Devrait-on rebaptiser le plat typiquement québécois composé, dans sa forme classique, de trois éléments : des frites, du fromage en grains et de la sauce brune ?
Depuis le début de la guerre en Ukraine, la bonne conscience des Québécois s’affaire à témoigner de leur solidarité et de leur empathie, comme elle peut.
C’est le restaurant de Drummondville, Le Roy Jucep, le premier à avoir témoigné son appui par un changement remarqué au menu le 24 février dernier. Le restaurant se nomme désormais « l’inventeur de la Frite Fromage Sauce ».
L’équipe a voulu de cette manière, comme on peut le lire sur leur publication Facebook, « exprimer leur profond désarroi face à la situation en Ukraine ».
Frite Alors! suit la tendance
Le Frite Alors! est connu pour son humour et ses traits d’esprit. Le nom de leur classique, « Vladimir », a été changé cette semaine pour « Volodymyr », le prénom du président ukrainien.
Il n’est pas anodin de souligner que la consonance est la même, puisque la racine est la même, comme quoi l’histoire fait bien les choses.
Dans l’article de Narcity à ce sujet, on peut lire : « Même si le nom n’a rien à voir avec le président russe, un nombre grandissant d’entreprises dans le monde reçoivent des demandes, des plaintes ou même des menaces de mort à ce sujet en raison du contexte mondial. »
De toute façon, tant que le plat est le même, qu’est-ce que ça change ? Effectivement, pas grand chose, mais en même temps beaucoup, parce que ce geste signifie le changement effectif de la signification du mot.
« Le prénom »
Dans le film français Le prénom, une farce, bonne ou mauvaise, provoque une intense discussion sur les prénoms qu’il est acceptable ou non de donner à un enfant.
Vincent annonce qu’il nommera son fils Adolphe, pour faire référence au personnage du roman de Benjamin Constant, « au héros romantique français par excellence ». Pierre est complètement outré. Il ne conçoit pas que son futur neveu puisse porter le même prénom qu’Hitler, peu importe l’orthographe, parce que « à l’oreille c’est pareil ».
Ce qui est bien de ce film n’est pas le dénouement psychologique, les ressentiments ou les non-dits qui remontent à la surface. L’intérêt est ailleurs.
« – Il faut être attardé mental pour ne pas comprendre qu’on ne peut pas appeler son fils Adolphe.
– Il y a des prénoms autorisés et des prénoms interdits ?
– Mais bien sûr !
[…]
– On cherche un nouveau prénom, t’as une idée peut-être ?
– Pourquoi pas Joseph, c’est classique et joli.
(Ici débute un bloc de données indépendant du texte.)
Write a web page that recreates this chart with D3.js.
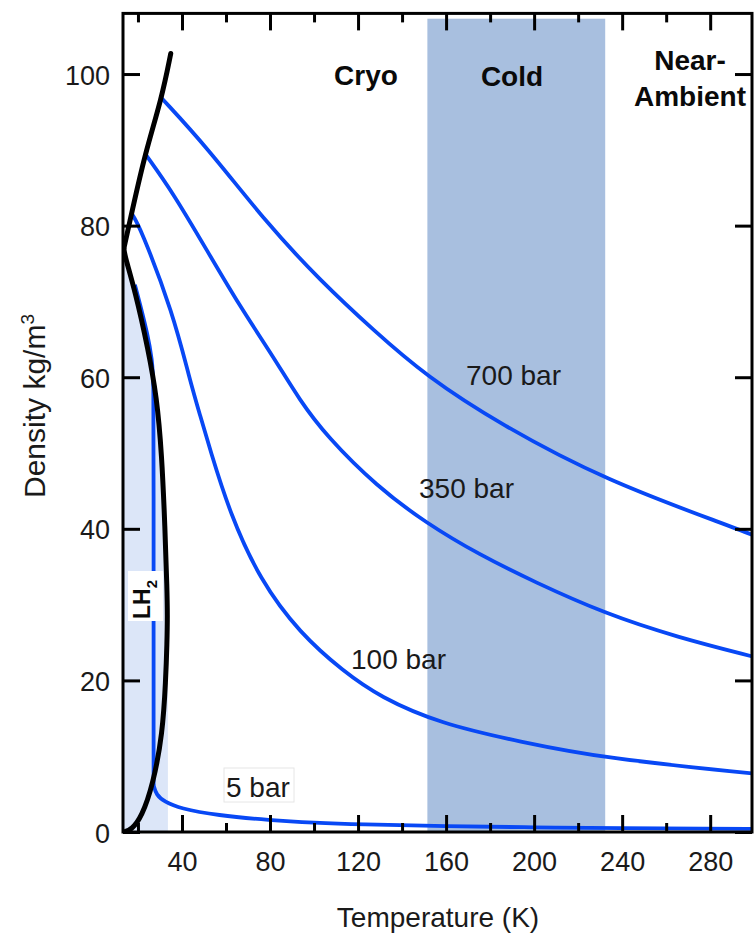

– Non Joseph c’est pas possible. Joseph Staline. Je sais, c’est aussi le nom du père de Jésus, un charpentier honnête et travailleur, mais Staline est arrivé après. Tant pis pour lui. C’est la règle. »
L’enjeu du film est le même que le cas présent. Comprenons-nous bien. Non parce qu’il s’agit d’assimiler Vladimir à Adolf, évitons la politique, mais parce qu’on veut interdire le mot pour éliminer la chose.
L’optimisme n’est pas aussi naïf qu’il paraît. Les Québécois savent bien que ce n’est pas en rebaptisant notre plat que la guerre ou le mal disparaitra. Mais en permettant de les condamner par le langage, ils ont l’impression qu’ils les condamnent aussi dans les faits ; c’est une manière évoquante de faire preuve de vertu.
Ce que Le prénom montre bien, c’est qu’il y a peu de noms qui résistent à ce jeu du « politiquement correct ». Plus on sera éduqué sur le mal que les hommes ont fait sur terre, moins on pourra les nommer.
L’idéologie réprime l’expérience vivante des mots
À force de ne pas utiliser un mot, il devient étranger, lointain. On l’oublie s’il est neutre, ou on le fige comme interdit, mot tabou, s’il ne l’est pas. Comme un enfant, on doit éviter d’utiliser « les mots toilettes » pour avoir l’air d’être bien élevé.
C’est peut-être peu que de changer le patois, mais résister au signifiant par l’imagination paraît être le plus qu’il est possible de faire pour résister au signifié.
Mais l’usage quotidien et familier des mots n’est-il pas suffisant pour déterminer leur signification et leur valeur ?
Suite à leur changement au menu, certains clients du Frite Alors! se sont inquiétés, probablement mi-ironiques, mi-sérieux, que le plat ne soit plus aussi bon, ou qu’ils n’aient plus le goût d’en manger, ce qui en révèle plus que ce que les mots peuvent dire.